→ Given instruction
Say how many lines contain "React"; the answer is the number alone.

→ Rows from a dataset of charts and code
======
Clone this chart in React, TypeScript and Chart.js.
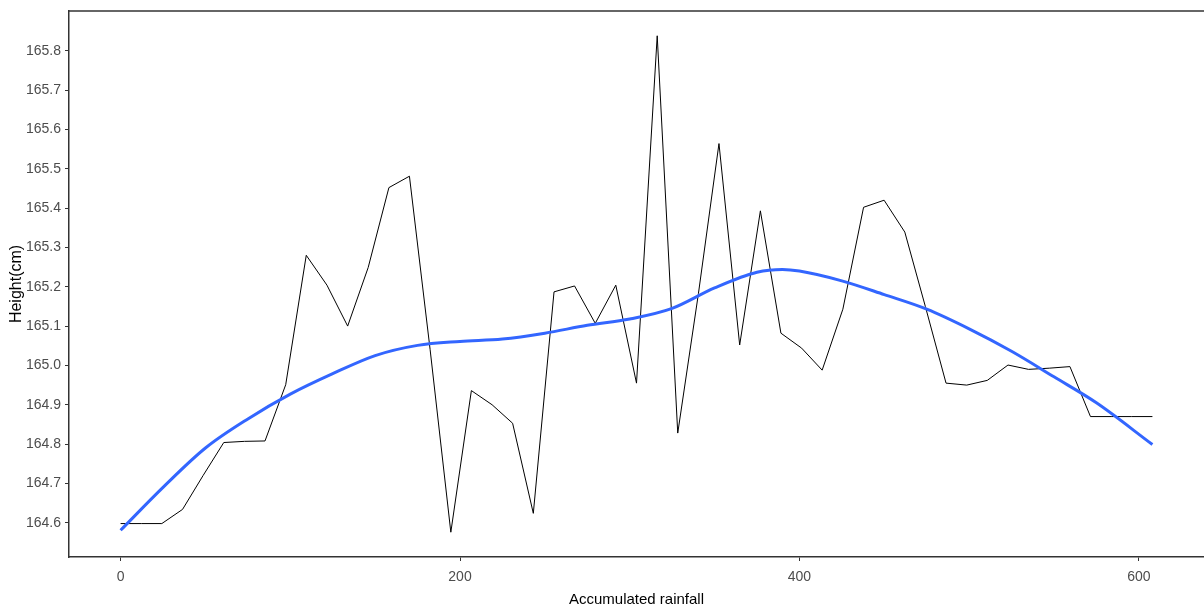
import React, { useEffect, useRef } from 'react';
import { Chart, registerables } from 'chart.js';

Chart.register(...registerables);

// Observed series (accumulated rainfall vs height)
const rainfall = [
  0, 12.2, 24.3, 36.5, 48.6, 60.8, 73.0, 85.1, 97.3, 109.4,
  121.6, 133.8, 145.9, 158.1, 170.2, 182.4, 194.6, 206.7, 218.9, 231.0,
  243.2, 255.4, 267.5, 279.7, 291.8, 304.0, 316.2, 328.3, 340.5, 352.6,
  364.8, 377.0, 389.1, 401.3, 413.4, 425.6, 437.8, 449.9, 462.1, 474.2,
  486.4, 498.6, 510.7, 522.9, 535.0, 547.2, 559.4, 571.5, 583.7, 595.8, 608.0,
];
const heightCm = [
  164.598, 164.598, 164.598, 164.634, 164.720, 164.804, 164.807, 164.808, 164.951, 165.280,
  165.204, 165.100, 165.249, 165.452, 165.481, 165.040, 164.576, 164.936, 164.900, 164.853,
  164.624, 165.187, 165.202, 165.107, 165.204, 164.955, 165.838, 164.828, 165.183, 165.564,
  165.052, 165.393, 165.082, 165.044, 164.988, 165.143, 165.402, 165.420, 165.339, 165.150,
  164.955, 164.950, 164.962, 165.001, 164.990, 164.993, 164.997, 164.870, 164.870, 164.870, 164.870,
];

// Smoothed trend (loess-like curve)
const smoothRainfall = [
  0, 25, 50, 75, 100, 125, 150, 175, 200, 225, 250, 275, 300, 325, 350,
  375, 390, 400, 425, 450, 475, 500, 525, 550, 575, 608,
];
const smoothHeight = [
  164.581, 164.690, 164.790, 164.864, 164.927, 164.979, 165.025, 165.051, 165.061, 165.067,
  165.082, 165.102, 165.118, 165.145, 165.197, 165.237, 165.244, 165.240, 165.215, 165.180,
  165.143, 165.093, 165.036, 164.971, 164.905, 164.799,
];

const xTicks = [0, 200, 400, 600];
const yTicks = [164.6, 164.7, 164.8, 164.9, 165.0, 165.1, 165.2, 165.3, 165.4, 165.5, 165.6, 165.7, 165.8];

const xLabel = 'Accumulated rainfall';
const yLabel = 'Height(cm)';

const fontFamily = "'Liberation Sans', Arial, sans-serif";

export default function App() {
  const canvasRef = useRef<HTMLCanvasElement | null>(null);

  useEffect(() => {
    const canvas = canvasRef.current;
    if (!canvas) return;

    const panelTop = {
      id: 'panelTop',
      afterDraw(chart: any) {
        const { ctx, chartArea } = chart;
        ctx.save();
        ctx.strokeStyle = '#333333';
        ctx.lineWidth = 1.5;
        ctx.beginPath();
        ctx.moveTo(chartArea.left, chartArea.top);
        ctx.lineTo(chartArea.right, chartArea.top);
        ctx.stroke();
        ctx.restore();
      },
    };

    const chart = new Chart(canvas, {
      type: 'scatter',
      data: {
        datasets: [
          {
            label: 'trend',
            data: smoothRainfall.map((x, i) => ({ x, y: smoothHeight[i] })),
            showLine: true,
            borderColor: '#3366FF',
            borderWidth: 3,
            pointRadius: 0,
            tension: 0.4,
            cubicInterpolationMode: 'monotone',
          },
          {
            label: 'height',
            data: rainfall.map((x, i) => ({ x, y: heightCm[i] })),
            showLine: true,
            borderColor: '#000000',
            borderWidth: 1,
            pointRadius: 0,
            tension: 0,
          },
        ],
      },
      options: {
        animation: false,
        responsive: false,
        maintainAspectRatio: false,
        layout: { padding: { left: 0, right: 0, top: 11, bottom: 0 } },
        plugins: {
          legend: { display: false },
          tooltip: { enabled: false },
        },
        scales: {
          x: {
            type: 'linear',
            min: -30.4,
            max: 638.4,
            afterBuildTicks: (s: any) => {
              s.ticks = xTicks.map((v) => ({ value: v }));
            },
            afterFit: (s: any) => {
              s.height = 52;
              s.paddingLeft = 0;
              s.paddingRight = 0;
            },
            grid: {
              display: true,
              drawOnChartArea: false,
              drawTicks: true,
              tickLength: 4,
              tickColor: '#333333',
              tickWidth: 1,
            },
            border: { display: true, color: '#333333', width: 1.5 },
            ticks: {
              color: '#4D4D4D',
              padding: 8,
              maxRotation: 0,
              font: { family: fontFamily, size: 14 },
              callback: (v: any) => String(v),
            },
            title: {
              display: true,
              text: xLabel,
              color: '#000000',
              padding: { top: 0, bottom: 0 },
              font: { family: fontFamily, size: 15 },
            },
          },
          y: {
            type: 'linear',
            min: 164.513,
            max: 165.901,
            afterBuildTicks: (s: any) => {
              s.ticks = yTicks.map((v) => ({ value: v }));
            },
            afterFit: (s: any) => {
              s.width = 69;
              s.paddingTop = 0;
              s.paddingBottom = 0;
            },
            grid: {
              display: true,
              drawOnChartArea: false,
              drawTicks: true,
              tickLength: 4,
              tickColor: '#333333',
              tickWidth: 1,
            },
            border: { display: true, color: '#333333', width: 1.5 },
            ticks: {
              color: '#4D4D4D',
              padding: 4,
              font: { family: fontFamily, size: 14 },
              callback: (v: any) => Number(v).toFixed(1),
            },
            title: {
              display: true,
              text: yLabel,
              color: '#000000',
              padding: { top: 7, bottom: 0 },
              font: { family: fontFamily, size: 16 },
            },
          },
        },
      },
      plugins: [panelTop],
    } as any);

    return () => {
      chart.destroy();
    };
  }, []);

  return (
    <div style={{ position: 'absolute', left: 0, top: 0, width: 1204, height: 609, background: '#ffffff' }}>
      <canvas ref={canvasRef} width={1204} height={609} style={{ display: 'block' }} />
    </div>
  );
}
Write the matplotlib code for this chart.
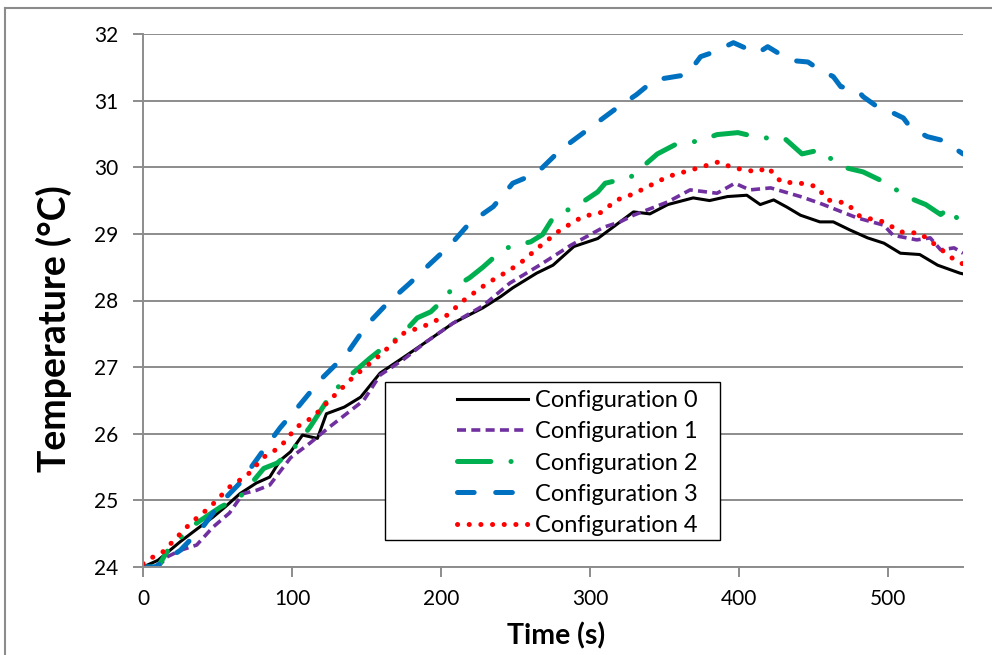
import matplotlib
matplotlib.use("Agg")
import matplotlib.pyplot as plt
from matplotlib.patches import Rectangle
from matplotlib.lines import Line2D

plt.rcParams["font.family"] = ["Lato", "DejaVu Sans"]
plt.rcParams["lines.scale_dashes"] = False

# --- data (time in s, temperature in degC) ---
t0 = [0, 10, 25, 35, 47, 55, 65, 76, 85, 92, 99, 107, 117, 123, 135, 146, 159, 175, 190, 208,
      228, 240, 248, 264, 275, 289, 305, 320, 329, 340, 352, 369, 380, 392, 405, 414, 423, 432,
      441, 454, 463, 474, 486, 497, 508, 521, 533, 548, 550]
T0 = [24.0, 24.1, 24.38, 24.55, 24.75, 24.9, 25.1, 25.26, 25.35, 25.6, 25.73, 25.98, 25.93, 26.3,
      26.4, 26.55, 26.91, 27.15, 27.38, 27.66, 27.89, 28.06, 28.19, 28.41, 28.53, 28.81, 28.93,
      29.18, 29.33, 29.3, 29.44, 29.54, 29.5, 29.56, 29.58, 29.44, 29.51, 29.4, 29.28, 29.18,
      29.18, 29.06, 28.94, 28.86, 28.71, 28.69, 28.53, 28.41, 28.4]

t1 = [0, 10, 16, 25, 36, 47, 58, 67, 76, 85, 99, 112, 125, 148, 159, 175, 190, 208, 228, 246,
      266, 287, 309, 320, 329, 352, 367, 385, 397, 407, 421, 441, 454, 479, 497, 503, 519, 528,
      535, 544, 550]
T1 = [23.98, 24.0, 24.15, 24.25, 24.33, 24.6, 24.81, 25.1, 25.15, 25.23, 25.64, 25.86, 26.1, 26.5,
      26.88, 27.12, 27.38, 27.66, 27.92, 28.26, 28.53, 28.83, 29.1, 29.18, 29.28, 29.48, 29.66,
      29.61, 29.76, 29.66, 29.69, 29.56, 29.46, 29.24, 29.13, 28.98, 28.91, 28.94, 28.76, 28.79,
      28.71]

t2 = [0, 10, 18, 36, 52, 65, 81, 90, 100, 112, 125, 134, 152, 161, 172, 184, 193, 199, 208, 219,
      228, 235, 246, 260, 268, 275, 285, 295, 305, 310, 327, 345, 357, 374, 385, 399, 414, 430,
      442, 454, 463, 470, 483, 497, 513, 525, 535, 541, 550]
T2 = [24.0, 24.0, 24.3, 24.66, 24.9, 25.05, 25.48, 25.56, 25.75, 26.1, 26.55, 26.78, 27.13, 27.29,
      27.45, 27.74, 27.83, 27.96, 28.19, 28.34, 28.5, 28.64, 28.81, 28.88, 28.99, 29.24, 29.36,
      29.48, 29.63, 29.76, 29.85, 30.2, 30.34, 30.4, 30.49, 30.52, 30.44, 30.44, 30.2, 30.26,
      30.1, 30.0, 29.93, 29.78, 29.55, 29.44, 29.29, 29.39, 29.11]

t3 = [0, 8, 25, 40, 52, 65, 81, 92, 105, 119, 137, 150, 164, 179, 193, 206, 219, 235, 248, 264,
      280, 307, 316, 331, 343, 365, 374, 383, 396, 412, 419, 430, 436, 446, 452, 463, 468, 479,
      483, 493, 499, 510, 515, 526, 535, 546, 550]
T3 = [24.0, 24.0, 24.25, 24.6, 24.96, 25.26, 25.76, 26.09, 26.43, 26.81, 27.21, 27.63, 27.96,
      28.26, 28.56, 28.83, 29.16, 29.41, 29.76, 29.91, 30.26, 30.71, 30.86, 31.09, 31.31, 31.39,
      31.66, 31.73, 31.87, 31.71, 31.81, 31.66, 31.6, 31.58, 31.49, 31.36, 31.21, 31.16, 31.06,
      30.9, 30.86, 30.74, 30.59, 30.46, 30.41, 30.26, 30.2]

t4 = [0, 5, 13, 32, 45, 58, 70, 81, 92, 103, 114, 125, 141, 159, 175, 190, 204, 215, 231, 244,
      253, 266, 280, 295, 307, 318, 329, 352, 374, 386, 396, 412, 419, 428, 441, 452, 459, 472,
      481, 497, 508, 521, 530, 546, 550]
T4 = [24.05, 24.13, 24.22, 24.66, 24.9, 25.2, 25.38, 25.65, 25.8, 26.1, 26.25, 26.5, 26.85, 27.18,
      27.51, 27.63, 27.78, 28.0, 28.26, 28.43, 28.56, 28.81, 29.06, 29.26, 29.32, 29.51, 29.6,
      29.86, 30.0, 30.08, 29.99, 29.93, 30.0, 29.78, 29.76, 29.71, 29.51, 29.46, 29.26, 29.18,
      29.03, 29.01, 28.86, 28.58, 28.55]

labels = ["Configuration 0", "Configuration 1", "Configuration 2", "Configuration 3", "Configuration 4"]
xticks = [0, 100, 200, 300, 400, 500]
yticks = [24, 25, 26, 27, 28, 29, 30, 31, 32]

grey = "#8c8c8c"
fig = plt.figure(figsize=(9.92, 6.55), dpi=100)
ax = fig.add_axes([143 / 992, 88 / 655, 820 / 992, 533 / 655])

# chart border (Excel chart area)
fig.add_artist(Line2D([5 / 992, 1], [1 - 8 / 655, 1 - 8 / 655], color=grey, lw=1.5))
fig.add_artist(Line2D([5 / 992, 5 / 992], [0, 1 - 8 / 655], color=grey, lw=1.5))

styles = [
    dict(color="black", lw=2.2),
    dict(color="#7030A0", lw=2.6, dashes=(6.5, 3.8)),
    dict(color="#00B050", lw=3.6, dashes=(24, 14.5, 0.1, 14.5), dash_capstyle="round"),
    dict(color="#0070C0", lw=3.6, dashes=(12, 15.5), dash_capstyle="round"),
    dict(color="#FF0000", lw=3.6, dashes=(0.1, 8.3), dash_capstyle="round"),
]
series = [(t0, T0), (t1, T1), (t2, T2), (t3, T3), (t4, T4)]
handles = []
for (t, T), st, lab in zip(series, styles, labels):
    h, = ax.plot(t, T, label=lab, solid_joinstyle="round", **st)
    handles.append(h)

ax.set_xlim(0, 550)
ax.set_ylim(24, 32)
ax.set_xticks(xticks)
ax.set_yticks(yticks)
ax.yaxis.grid(True, color=grey, lw=1.4)
ax.set_axisbelow(True)
for s in ["top", "right"]:
    ax.spines[s].set_visible(False)
for s in ["left", "bottom"]:
    ax.spines[s].set_color(grey)
    ax.spines[s].set_linewidth(1.4)
ax.tick_params(axis="both", colors=grey, length=7, width=1.4, labelsize=15, labelcolor="black")
ax.tick_params(axis="x", pad=9)
ax.tick_params(axis="y", pad=11)

ax.set_xlabel("Time (s)", fontsize=20.5, fontweight="bold")
ax.set_ylabel("Temperature (°C)", fontsize=27, fontweight="bold")
ax.xaxis.set_label_coords(0.504, -0.104)
ax.yaxis.set_label_coords(-0.087, 0.4465)

# legend box
ax.add_patch(Rectangle((0.295, 0.0507), 0.4085, 0.296, transform=ax.transAxes,
                       facecolor="white", edgecolor="black", lw=1.0, zorder=4))
leg = ax.legend(handles=handles, loc="center left", bbox_to_anchor=(0.383, 0.195),
                frameon=False, fontsize=17, handlelength=3.0, handletextpad=0.3,
                labelspacing=0.43, borderpad=0, borderaxespad=0)
leg.set_zorder(5)

fig.savefig("out.png", dpi=100)
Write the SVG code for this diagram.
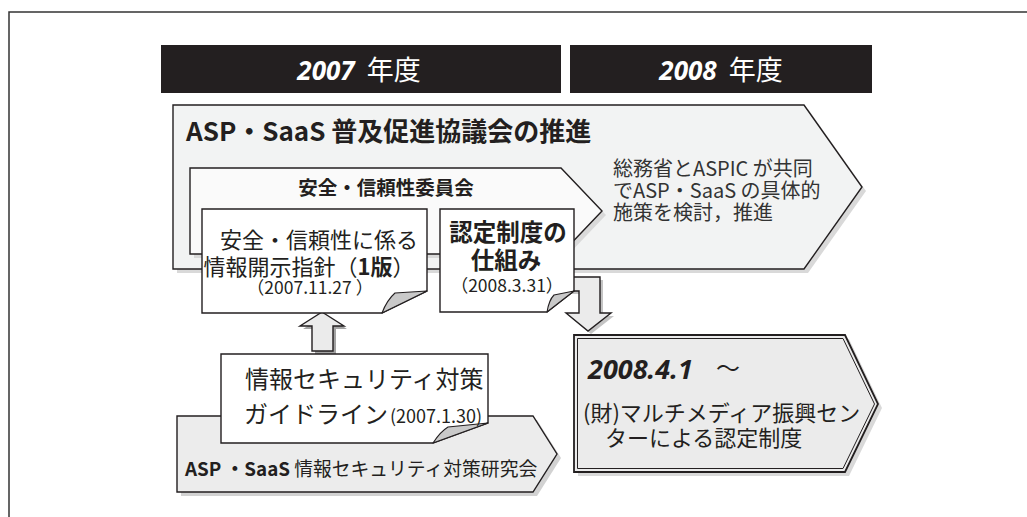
<svg xmlns="http://www.w3.org/2000/svg" width="1027" height="517" viewBox="0 0 1027 517">
<style>
text{font-family:'Noto Sans CJK JP','Noto Sans',sans-serif;fill:#231f20}
.ln{stroke:#231f20;stroke-width:1.4;stroke-linejoin:miter}
.sh{fill:#d9d9d9;stroke:none}
.bar{fill:#231f20}
.hd{fill:#fff;font-size:27px}
.num{font-family:'Noto Sans',sans-serif;font-weight:bold;font-style:italic}
.flap{fill:#c9c9c9;stroke:#231f20;stroke-width:1.1;stroke-linejoin:round}
.doc{fill:#fff}
.b{font-weight:bold}
.side{font-size:20px;fill:#333}
</style>
<rect x="9" y="12" width="1040" height="530" fill="#fff" stroke="#333" stroke-width="1.5"/>

<g id="header-2007">
<rect class="bar" x="161" y="45" width="400" height="48"/>
<text class="hd" x="359" y="80" text-anchor="middle"><tspan class="num" font-size="26">2007</tspan><tspan dx="6"> 年度</tspan></text>
</g>
<g id="header-2008">
<rect class="bar" x="570" y="45" width="302" height="48"/>
<text class="hd" x="721" y="80" text-anchor="middle"><tspan class="num" font-size="26">2008</tspan><tspan dx="6"> 年度</tspan></text>
</g>

<g id="aspic-council">
<polygon class="sh" points="177,109 808,109 866,191 808,273 177,273"/>
<polygon class="ln" fill="#f2f3f3" points="173,105 804,105 862,187 804,269 173,269"/>
<text class="b" x="186" y="141" font-size="26">ASP・SaaS 普及促進協議会の推進</text>
<text class="side" x="613" y="176">総務省とASPIC が共同</text>
<text class="side" x="613" y="198">でASP・SaaS の具体的</text>
<text class="side" x="613" y="220">施策を検討，推進</text>
</g>

<g id="committee">
<polygon class="sh" points="194,172 565,172 606,215 565,258 194,258"/>
<polygon class="ln" fill="#fafafa" points="190,168 561,168 602,211 561,254 190,254"/>
<text class="b" x="386" y="195" font-size="19.5" text-anchor="middle">安全・信頼性委員会</text>
</g>

<g id="connectors">
<polygon fill="#c4c4c4" points="563,280 603,280 603,316 614,316 591,334 569,316 582,316 582,294 563,294"/>
<polygon class="ln" fill="#ebebeb" points="560,277 600,277 600,313 611,313 588,331 566,313 579,313 579,291 560,291"/>
<polygon fill="#a3a3a3" points="325,315 347,329 336,329 336,354 315,354 315,329 303,329"/>
<polygon class="ln" fill="#ebebeb" points="322,312 344,326 333,326 333,351 312,351 312,326 300,326"/>
</g>

<g id="disclosure-guideline">
<path class="ln doc" d="M202,209 H427 V291 L382,313 H202 Z"/>
<path class="flap" d="M382,313 Q387,300 395,293 L427,291 Z"/>
<text x="319" y="248" font-size="22" text-anchor="middle">安全・信頼性に係る</text>
<text x="309" y="275" font-size="22" text-anchor="middle">情報開示指針（<tspan class="b">1版</tspan>）</text>
<text x="310" y="294" font-size="17.5" text-anchor="middle" fill="#333">（2007.11.27 ）</text>
</g>

<g id="certification-scheme">
<path class="ln doc" d="M440,209 H574 V291 L547,312 H440 Z"/>
<path class="flap" d="M547,312 Q549,300 554,295 L574,291 Z"/>
<text class="b" x="508" y="241" font-size="23.5" text-anchor="middle">認定制度の</text>
<text class="b" x="506" y="269" font-size="23.5" text-anchor="middle">仕組み</text>
<text x="507" y="292" font-size="17.5" text-anchor="middle" fill="#333">（2008.3.31）</text>
</g>

<g id="security-study-group">
<polygon fill="#d2d2d2" points="181,420 537,420 561,458 537,496 181,496"/>
<polygon class="ln" fill="#ececec" points="177,416 533,416 557,454 533,492 177,492"/>
<text x="185" y="476" font-size="18.8"><tspan class="b">ASP ・SaaS</tspan> 情報セキュリティ対策研究会</text>
</g>

<g id="security-guideline">
<path class="ln doc" d="M221,354 H488 V423 L433,443 H221 Z"/>
<path class="flap" d="M433,443 Q440,432 448,427 L488,423 Z"/>
<text x="245" y="388" font-size="24">情報セキュリティ対策</text>
<text x="244" y="423" font-size="24">ガイドライン<tspan font-size="18" dx="2">(2007.1.30)</tspan></text>
</g>

<g id="certification-2008">
<polygon class="sh" points="578,339 849,339 882,408 849,476 578,476"/>
<polygon fill="#ebebeb" stroke="#231f20" stroke-width="1.8" points="574,335 845,335 878,404 845,472 574,472"/>
<polygon fill="none" stroke="#231f20" stroke-width="1" points="577.5,338.5 843,338.5 874.5,404 843,468.5 577.5,468.5"/>
<text class="num" x="588" y="379" font-size="27">2008.4.1</text>
<text x="716" y="377" font-size="24">～</text>
<text x="583" y="421" font-size="22">(財)マルチメディア振興セン</text>
<text x="605" y="446" font-size="22">ターによる認定制度</text>
</g>
</svg>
======
→ Answer to this problem
2